Even before I came to live here, I was always drawn by the idea of the Isle of Axholme. It sounded mysterious. How could there be an island where there was no sea or great body of water? I traced three strands of my family tree to the Isle and visited their graves in green churchyards sunk in silence. When we eventually moved here, over twenty years ago, it was with a sense of coming home. In a way I barely understood, I belonged  in this wide open landscape beneath the vast skies. When I walked the footpaths I had the sense I was walking in the footsteps of my ancestors. That feeling has never left me.
The ancient Isle of Axholme, in the North Western corner of North Lincolnshire, was bound in the North by the River Ouse, the River Don in the North-West, the River Trent in the East, the River Idle in the South and the lowlands of the Thorne and Hatfield Moors in the West.

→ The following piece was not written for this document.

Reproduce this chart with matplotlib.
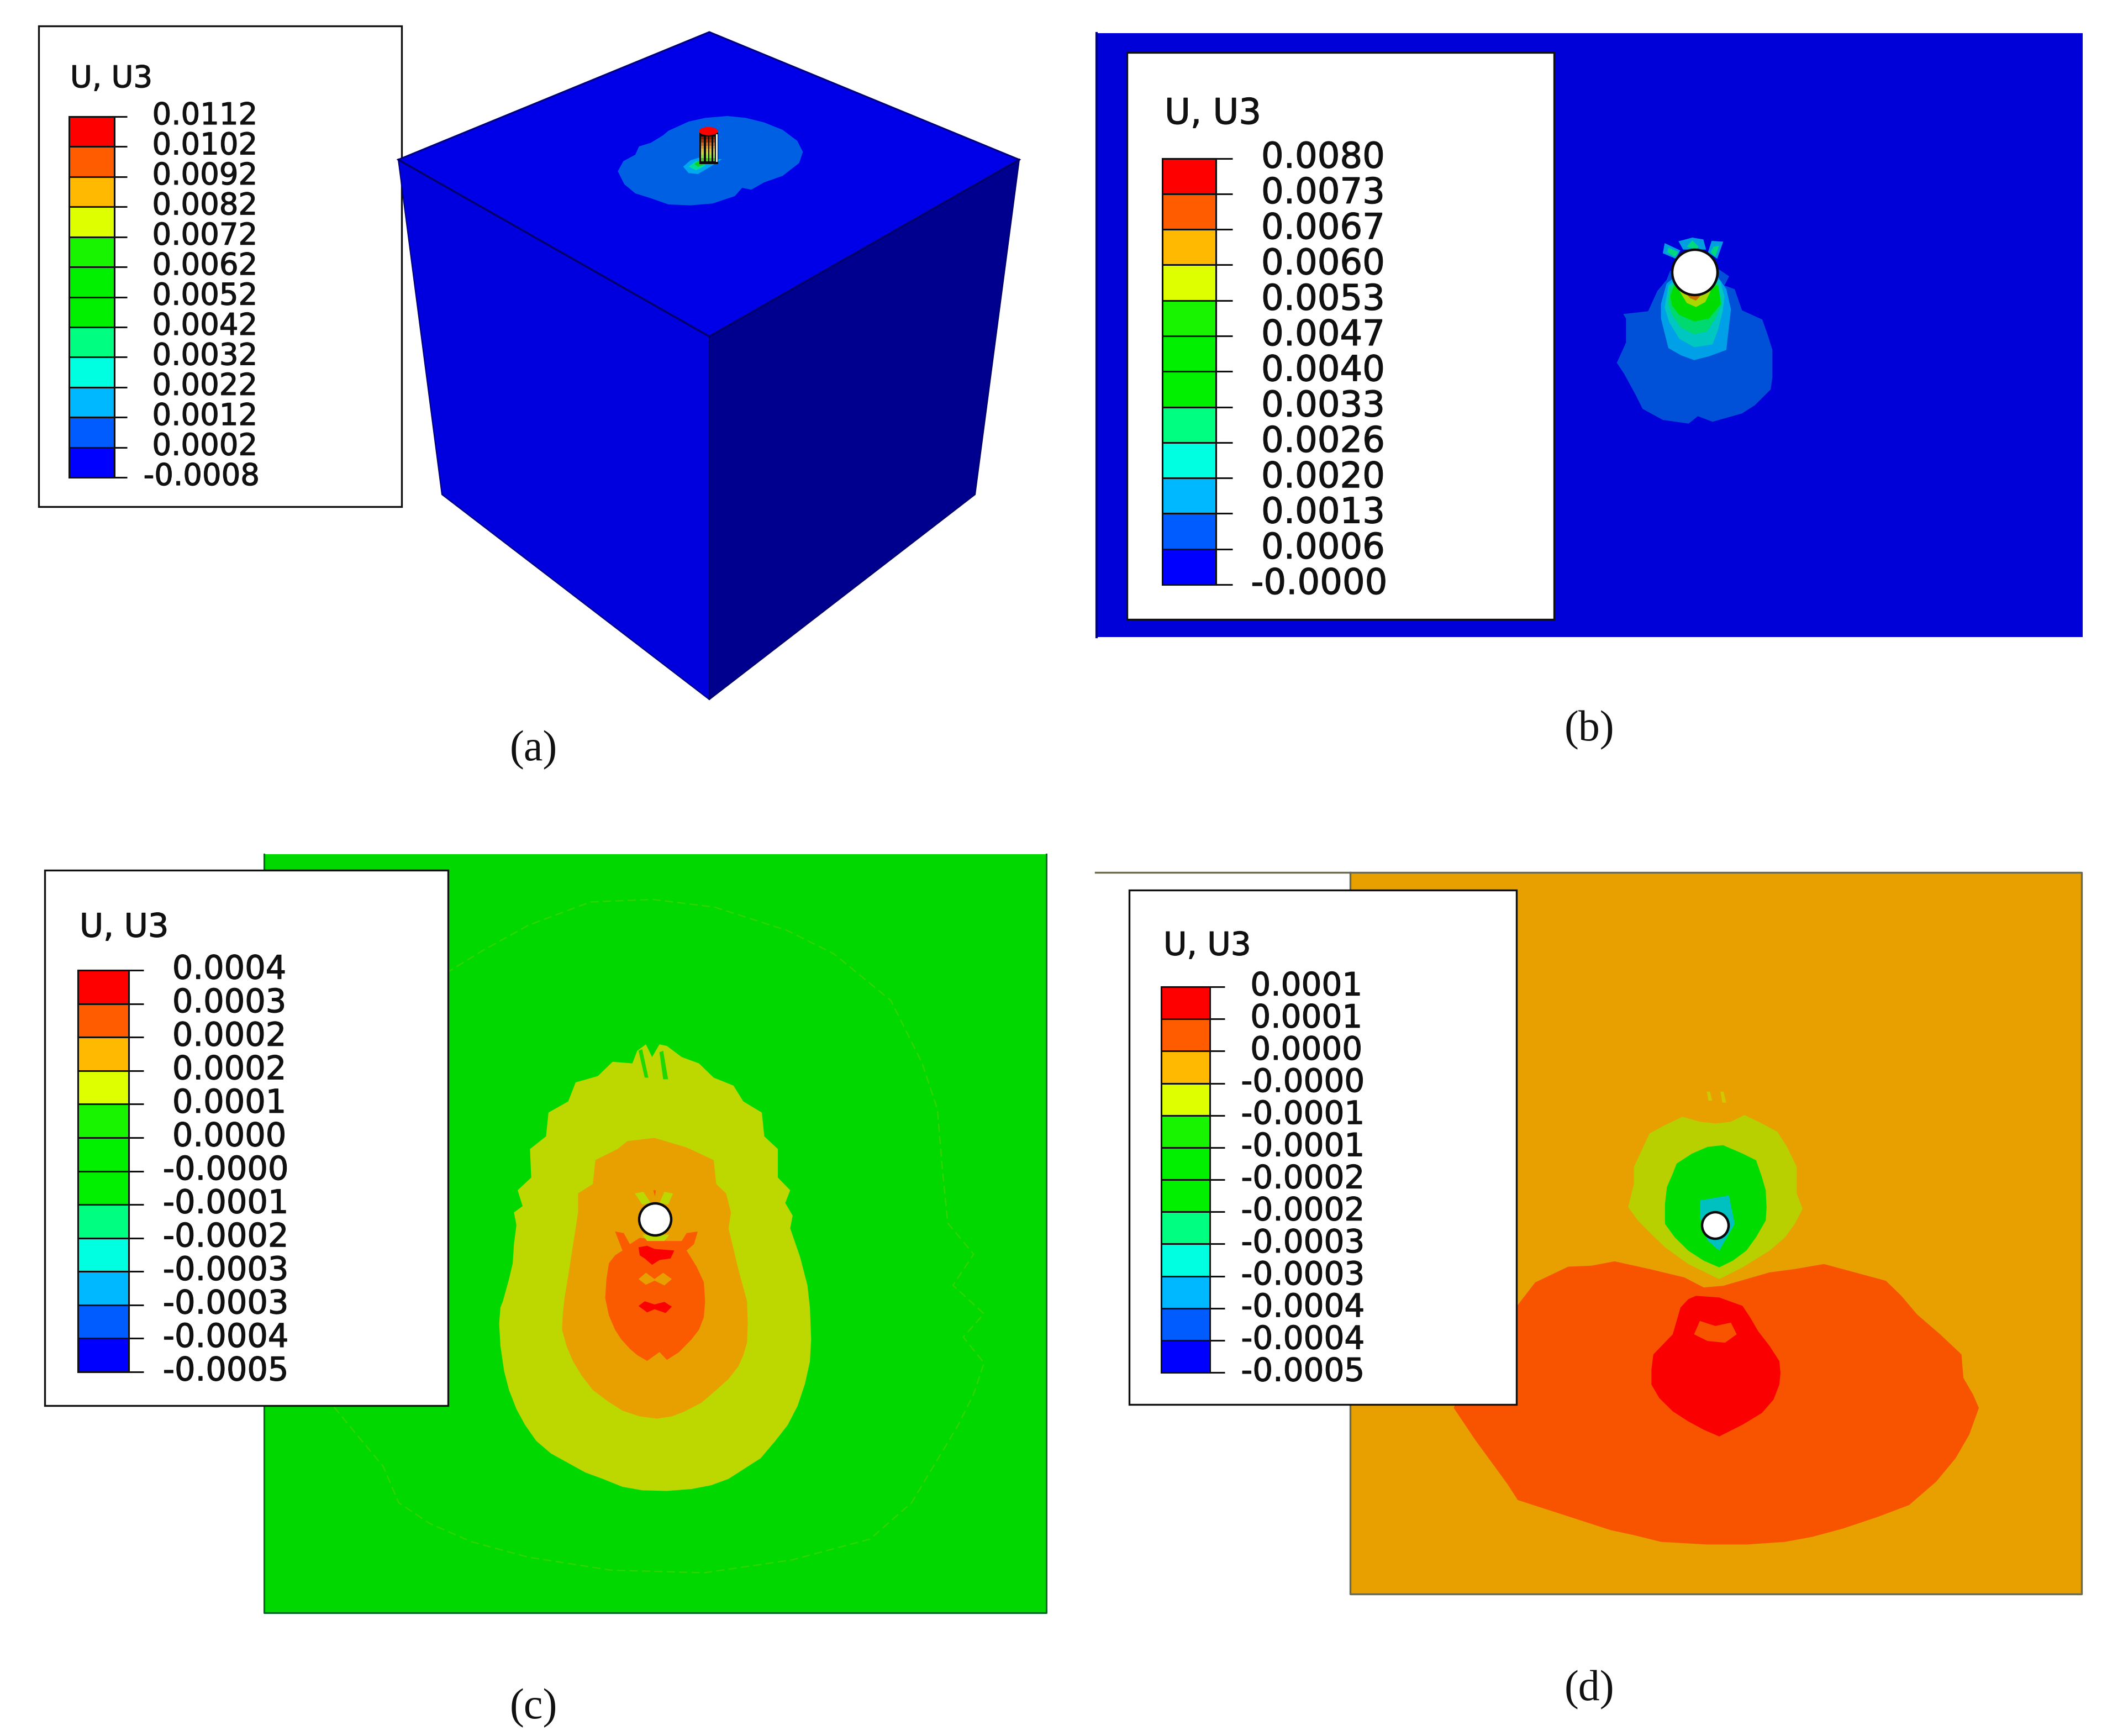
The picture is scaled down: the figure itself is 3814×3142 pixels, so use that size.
import matplotlib
matplotlib.use("Agg")
import matplotlib.pyplot as plt
import matplotlib.patheffects as pe
from matplotlib.patches import Polygon, Rectangle, Circle, Ellipse

W, H = 3814, 3142

# ---------------- legend data ----------------
TITLE = "U, U3"
LABELS_A = ["0.0112","0.0102","0.0092","0.0082","0.0072","0.0062","0.0052","0.0042","0.0032","0.0022","0.0012","0.0002","-0.0008"]
LABELS_B = ["0.0080","0.0073","0.0067","0.0060","0.0053","0.0047","0.0040","0.0033","0.0026","0.0020","0.0013","0.0006","-0.0000"]
LABELS_C = ["0.0004","0.0003","0.0002","0.0002","0.0001","0.0000","-0.0000","-0.0001","-0.0002","-0.0003","-0.0003","-0.0004","-0.0005"]
LABELS_D = ["0.0001","0.0001","0.0000","-0.0000","-0.0001","-0.0001","-0.0002","-0.0002","-0.0003","-0.0003","-0.0004","-0.0004","-0.0005"]
BAND_COLORS = ['#ff0000','#ff5c00','#ffb900','#deff00','#18f400','#00f000','#00f000','#00ff80','#00ffe0','#00b8ff','#005cff','#0000ff']
CAPTIONS = ["(a)", "(b)", "(c)", "(d)"]

# ---------------- contour outlines ----------------
A_ZONE = [(205,390),(235,335),(300,300),(320,255),(385,235),(450,195),(480,170),(590,120),(680,100),(800,90),(900,100),(1000,125),(1100,165),(1180,225),(1210,285),(1190,345),(1100,415),(1000,450),(930,490),(880,480),(840,525),(720,565),(600,575),(480,570),(380,535),(300,510),(240,460)]
A_SPOT1 = [(560,365),(600,330),(650,315),(770,325),(700,370),(640,405),(590,400)]
A_SPOT2 = [(590,365),(630,335),(670,335),(680,360),(630,385)]
A_SPOT3 = [(620,350),(650,330),(670,340),(670,355),(640,365)]
PIN_COLORS = ['#8a2000','#a83c10','#c86a28','#d89a38','#d8c040','#c0d840','#90e040','#50c030']
PIN_STRIPES = [(658,672),(685,695),(703,713),(722,732)]

B_ZONE = [(415,655),(550,640),(600,530),(650,470),(670,420),(930,410),(990,450),(965,500),(1020,520),(1060,635),(1170,685),(1200,770),(1225,850),(1225,1000),(1215,1065),(1130,1150),(1060,1195),(900,1240),(820,1210),(770,1250),(630,1230),(520,1170),(480,1090),(420,980),(380,920),(430,810),(430,680)]
B_SKY = [(620,600),(650,490),(700,450),(920,440),(975,520),(1000,630),(980,800),(975,850),(880,885),(800,905),(730,880),(660,840),(640,760),(620,680)]
B_CYAN = [(640,620),(660,500),(700,470),(940,470),(965,560),(955,640),(930,740),(900,820),(800,835),(720,790),(665,700)]
B_MINT = [(660,600),(665,510),(700,490),(930,490),(950,600),(915,680),(870,750),(800,765),(730,730),(680,660)]
B_GREEN = [(670,560),(690,500),(930,500),(945,600),(880,680),(800,695),(720,660),(680,610)]
B_YELLOW = [(720,530),(890,530),(860,590),(810,617),(760,595)]
B_ORANGE = [(750,540),(850,540),(810,582),(780,570)]
B_SPIKE_OUT = [[(640,270),(725,310),(700,355),(630,325)],[(715,260),(790,240),(850,250),(865,305),(740,305)],[(895,258),(958,262),(925,355),(875,320)]]
B_SPIKE_IN = [[(660,295),(715,318),(695,345),(655,320)],[(760,290),(790,255),(825,290),(810,305)],[(905,290),(935,285),(915,345),(890,320)]]

C_OUTER = [(165,1095),(210,1150),(260,1210),(290,1280),(350,1320),(430,1355),(540,1385),(700,1410),(880,1415),(1050,1390),(1200,1350),(1280,1280),(1370,1130),(1400,1070),(1420,1010),(1380,960),(1420,915),(1360,860),(1400,800),(1350,740),(1340,640),(1330,520),(1300,430),(1240,310),(1130,220),(1040,175),(900,130),(780,115),(660,120),(540,165),(450,215),(385,255)]
C_YELLOW = [(680,90),(715,70),(740,110),(770,70),(800,75),(860,110),(930,130),(990,175),(1070,200),(1110,250),(1185,285),(1195,360),(1250,400),(1250,490),(1300,530),(1280,570),(1310,610),(1300,650),(1340,740),(1370,830),(1380,900),(1385,1000),(1380,1070),(1360,1140),(1330,1210),(1290,1270),(1240,1320),(1180,1375),(1110,1410),(1050,1440),(980,1460),(900,1472),(800,1478),(700,1476),(620,1465),(540,1440),(470,1420),(400,1390),(330,1360),(270,1320),(225,1270),(190,1220),(160,1160),(140,1100),(125,1020),(120,950),(125,900),(135,880),(160,810),(175,760),(180,700),(190,640),(180,600),(215,580),(195,530),(250,490),(245,400),(310,360),(320,285),(400,250),(430,190),(520,170),(580,125),(660,130)]
C_NOTCHES = [[(685,90),(700,85),(725,175),(710,175)],[(770,95),(785,90),(805,180),(785,180)]]
C_ORANGE = [(640,375),(750,365),(880,395),(990,435),(1000,510),(1040,540),(1060,600),(1050,650),(1090,780),(1125,880),(1128,950),(1125,1010),(1110,1050),(1090,1085),(1050,1125),(1000,1160),(940,1200),(870,1228),(820,1243),(760,1250),(690,1243),(620,1225),(560,1195),(500,1160),(455,1115),(420,1070),(395,1025),(375,970),(378,920),(385,870),(400,800),(410,750),(440,600),(440,540),(500,510),(510,435),(600,400)]
C_REDORANGE = [(590,660),(625,665),(650,700),(690,680),(800,690),(860,690),(880,665),(925,660),(910,700),(880,720),(920,770),(950,820),(955,880),(950,930),(930,970),(900,1000),(850,1040),(800,1065),(770,1040),(720,1068),(680,1050),(650,1030),(615,1000),(590,970),(565,925),(550,870),(555,810),(565,760),(590,735),(620,720)]
C_RED1 = [(685,710),(720,705),(750,715),(830,720),(815,745),(770,750),(740,765),(710,745),(690,735)]
C_RED2 = [(685,895),(710,880),(750,890),(790,882),(820,897),(795,917),(750,905),(720,915)]
C_BLOBS = [(685,810),(715,790),(750,810),(785,790),(820,810),(790,830),(750,815),(715,828)]
C_TOP_YEL = [[(670,540),(705,535),(735,570),(700,575)],[(770,570),(790,535),(825,540),(805,575)],[(700,670),(810,670),(790,690),(720,690)]]
C_TOP_RED = [(745,530),(755,530),(752,550)]

D_REDORANGE = [(205,770),(255,695),(340,648),(400,645),(460,632),(550,655),(640,680),(690,710),(740,705),(860,665),(925,655),(1000,640),(1080,665),(1160,690),(1200,735),(1240,790),(1300,850),(1355,910),(1360,980),(1385,1030),(1400,1070),(1375,1150),(1340,1220),(1290,1290),(1220,1360),(1140,1395),(1050,1430),(970,1455),(900,1470),(800,1478),(700,1478),(580,1470),(510,1450),(450,1435),(330,1390),(210,1345),(185,1300),(160,1260),(100,1165),(45,1070),(100,900)]
D_RED = [(630,770),(650,745),(670,735),(730,740),(790,765),(810,800),(830,840),(860,885),(885,930),(888,965),(885,1000),(870,1045),(840,1085),(790,1120),(730,1155),(690,1135),(650,1110),(610,1080),(575,1040),(555,1000),(555,955),(560,910),(585,880),(610,850),(620,810)]
D_BLOB = [(680,810),(720,825),(760,815),(775,850),(745,875),(700,870),(665,850)]
D_YELLOW = [(635,200),(680,215),(720,220),(760,215),(795,195),(840,220),(880,245),(905,290),(930,350),(930,430),(945,475),(925,520),(900,560),(860,600),(790,650),(730,685),(650,640),(590,590),(550,545),(520,510),(495,470),(510,400),(510,350),(550,250),(590,225)]
D_GREEN = [(700,290),(740,285),(790,310),(825,330),(840,380),(850,420),(852,470),(850,510),(825,560),(800,600),(765,630),(730,650),(690,630),(650,600),(615,560),(590,520),(590,460),(595,410),(610,370),(620,340),(660,310)]
D_CYAN = [(680,450),(755,435),(770,520),(730,600),(700,570),(680,500)]
D_TICKS = [[(698,125),(706,125),(712,152),(702,152)],[(733,125),(741,125),(748,158),(738,158)]]


def z(points, ox, oy, sx, sy=None):
    sy = sx if sy is None else sy
    return [(ox + x / sx, oy + y / sy) for x, y in points]


fig = plt.figure(figsize=(W / 100, H / 100), dpi=100, facecolor="white")
ax = fig.add_axes([0, 0, 1, 1])
ax.set_xlim(0, W)
ax.set_ylim(H, 0)
ax.axis("off")


def poly(pts, color, zo=2, ec=None, lw=0):
    ax.add_patch(Polygon(pts, closed=True, facecolor=color, edgecolor=ec if ec else color, linewidth=lw, zorder=zo))


def rect(x0, y0, x1, y1, fc, ec="none", lw=0, zo=2):
    ax.add_patch(Rectangle((x0, y0), x1 - x0, y1 - y0, facecolor=fc, edgecolor=ec, linewidth=lw, zorder=zo))


def legend(box, bar, tick_x, top, bottom, labels, cx, title_xy, em):
    fs = em * 0.72
    heavy = [pe.withStroke(linewidth=0.9, foreground="#111111")]
    rect(box[0], box[1], box[2], box[3], "white", ec="#101010", lw=2.4, zo=10)
    step = (bottom - top) / (len(labels) - 1)
    for i, c in enumerate(BAND_COLORS):
        rect(bar[0], top + i * step, bar[1], top + (i + 1) * step, c, zo=11)
    rect(bar[0], top, bar[1], bottom, "none", ec="#101010", lw=2.2, zo=12)
    for i, lab in enumerate(labels):
        y = top + i * step
        ax.plot([bar[0], tick_x], [y, y], color="#101010", lw=2.2, solid_capstyle="butt", zorder=12)
        x = cx - 0.11 * em if lab.startswith("-") else cx
        ax.text(x, y - 1, lab, ha="center", va="center", fontsize=fs, color="#111111",
                family="DejaVu Sans", zorder=13, path_effects=heavy)
    ax.text(title_xy[0], title_xy[1] + 4, TITLE, ha="left", va="center", fontsize=fs, color="#111111",
            family="DejaVu Sans", zorder=13, path_effects=heavy)


def hole(cx, cy, r):
    ax.add_patch(Circle((cx, cy), r, facecolor="white", edgecolor="#0a0a0a", linewidth=3.2, zorder=8))


# ---------------- panel (a) ----------------
legend((70, 47, 727, 917), (125, 207), 230, 211, 864, LABELS_A, 371, (127, 139), 54.5)
T, L, R, M, B, LB, RB = (1284, 58), (721, 289), (1845, 289), (1284, 609), (1284, 1266), (800, 895), (1765, 895)
poly([L, M, B, LB], "#0000de", 22, ec="#00007a", lw=1.5)
poly([M, R, RB, B], "#00008e", 22, ec="#00006a", lw=1.5)
poly([T, R, M, L], "#0000e8", 23, ec="#00007a", lw=2.2)
ax.plot([L[0], M[0], R[0]], [L[1], M[1], R[1]], color="#00006a", lw=2.4, zorder=24)
ax.plot([M[0], B[0]], [M[1], B[1]], color="#00006a", lw=1.6, zorder=24)
oa = (1050, 180, 3)
poly(z(A_ZONE, *oa), "#0060e4", 25)
poly(z(A_SPOT1, *oa), "#00a8ee", 25)
poly(z(A_SPOT2, *oa), "#00dca0", 25)
poly(z(A_SPOT3, *oa), "#10d020", 25)
# pin
rect(1050 + 648 / 3, 180 + 180 / 3, 1050 + 750 / 3, 180 + 352 / 3, "#0a0a0a", zo=26)
n = len(PIN_COLORS)
for x0, x1 in PIN_STRIPES:
    for i, c in enumerate(PIN_COLORS):
        y0 = 200 + i * (335 - 200) / n
        y1 = 200 + (i + 1) * (335 - 200) / n
        rect(1050 + x0 / 3, 180 + y0 / 3, 1050 + x1 / 3, 180 + y1 / 3, c, zo=27)
rect(1050 + 738 / 3, 180 + 190 / 3, 1050 + 748 / 3, 180 + 340 / 3, "#f0f0e0", zo=27)
ax.add_patch(Ellipse((1050 + 697 / 3, 180 + 172 / 3), 102 / 3, 45 / 3, facecolor="#ff0000", edgecolor="none", zorder=28))

# ---------------- panel (b) ----------------
rect(1984, 60, 3770, 1153, "#0000d8", zo=1)
ax.plot([1985, 1985], [60, 1153], color="#000090", lw=3, zorder=2)
ob = (2800, 350, 3)
poly(z(B_ZONE, *ob), "#0050d8")
poly(z(B_SKY, *ob), "#00a0e8", 3)
poly(z(B_CYAN, *ob), "#00c8c0", 4)
poly(z(B_MINT, *ob), "#00d870", 4)
poly(z(B_GREEN, *ob), "#00dc00", 5)
poly(z(B_YELLOW, *ob), "#a8d800", 6)
poly(z(B_ORANGE, *ob), "#c87000", 6)
for s in B_SPIKE_OUT:
    poly(z(s, *ob), "#00a0e0", 5)
for s in B_SPIKE_IN:
    poly(z(s, *ob), "#00d880", 6)
hole(3068, 493, 41)
legend((2040, 95, 2813, 1121), (2104, 2201), 2231, 286.5, 1058, LABELS_B, 2395, (2108, 202), 64)

# ---------------- panel (c) ----------------
rect(478, 1546, 1894, 2919, "#00d800", zo=1)
ax.plot([478, 478, 1894, 1894], [1546, 2919, 2919, 1546], color="#006a20", lw=2.2, zorder=2)
oo = (450, 1520, 1.0667)
ox_, oy_ = zip(*z(C_OUTER, *oo))
ax.plot(ox_, oy_, color="#30d400", lw=1.8, ls=(0, (6, 3)), zorder=2)
oc = (850, 1850, 2.24, 1.742)
poly(z(C_YELLOW, *oc), "#bcd800")
for s in C_NOTCHES:
    poly(z(s, *oc), "#20d800", 3)
poly(z(C_ORANGE, *oc), "#e8a000", 4)
poly(z(C_REDORANGE, *oc), "#fa5a00", 5)
poly(z(C_RED1, *oc), "#fa0000", 6)
poly(z(C_RED2, *oc), "#fa0000", 6)
poly(z(C_BLOBS, *oc), "#e8a000", 6)
for s in C_TOP_YEL:
    poly(z(s, *oc), "#bcd800", 6)
poly(z(C_TOP_RED, *oc), "#fa5a00", 6)
hole(1186, 2207, 29)
legend((81, 1575, 811, 2544), (141, 233), 260, 1756, 2483, LABELS_C, 415, (144, 1675), 59)

# ---------------- panel (d) ----------------
rect(2444, 1579, 3768, 2885, "#e8a000", zo=1)
ax.plot([1983, 2444, 3768, 3768, 2444, 2444], [1579, 1579, 1579, 2885, 2885, 1579], color="#6a6a50", lw=2.4, zorder=2)
od = (2600, 1900, 1.4255, 1.6505)
poly(z(D_REDORANGE, *od), "#f85400")
poly(z(D_RED, *od), "#fa0000", 3)
poly(z(D_BLOB, *od), "#f85400", 4)
poly(z(D_YELLOW, *od), "#b8d000", 3)
poly(z(D_GREEN, *od), "#00dc00", 4)
poly(z(D_CYAN, *od), "#00c0c0", 5)
for s in D_TICKS:
    poly(z(s, *od), "#d0c800", 3)
hole(3105, 2218, 24)
legend((2044, 1611, 2745, 2542), (2102, 2190), 2217, 1786, 2484, LABELS_D, 2365, (2106, 1708), 58)

# ---------------- captions ----------------
for cap, (x, y) in zip(CAPTIONS, [(966, 1358), (2877, 1322), (966, 3092), (2877, 3059)]):
    ax.text(x, y, cap, ha="center", va="center", fontsize=56, color="#111111", family="Liberation Serif")

fig.savefig("out.png", dpi=100, facecolor="white")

The name Axholme itself is made up of several parts, originally thought to have been Axeyholme, which became corrupted to Axelholme and then Axeholme. Axe meaning water, ey meaning island, which in turn became Axel, a mixture of Celtic and Saxon. The Danes added holme, an island or grassy bank near water, or rising ground within a marsh. (Source www.axholme.info).
Much of the land which makes up the Isle was once either underwater or marshland until the great drainage scheme of 1626 to 1629, when, under Charles I, Cornelius Vermuyden drained the land. It was in effect an act of Enclosure and it completely changed the landscape.
 I want to explore the impacts of the drainage in later posts but when I walk around the Isle I always have a sense of that other landscape which still hovers somewhere just out of sight. The great sheet of water called Messic Mere once filled the fields I see from my bedroom window and the people who lived where my cottage now stands made their way by shallow bottomed boat or stilts. When, today, the mist rolls across the low-lying fields, it is as though the waters have returned again and a phantom Mere occupies its place once more. Recently heavy rain has submerged the fields and I feel the Mere reasserting itself. The waters never seem far away in this land.
Since the Pandemic when the national situation and my own personal circumstances conspired to give me more time to walk the footpaths and fields around my home, my writing has been more and more pulled towards this landscape. I want to know what is beneath the surface of the soil, what layers of history and story have been buried. I want to explore what stories the land is telling today, to get under the skin of the landscape and then to sing its song.
Beautifully written. So interesting that you felt home in a place that was new to you. It's inspiring. I moved around so much, living in many different cities (and countries!) and finally found a place I feel is home.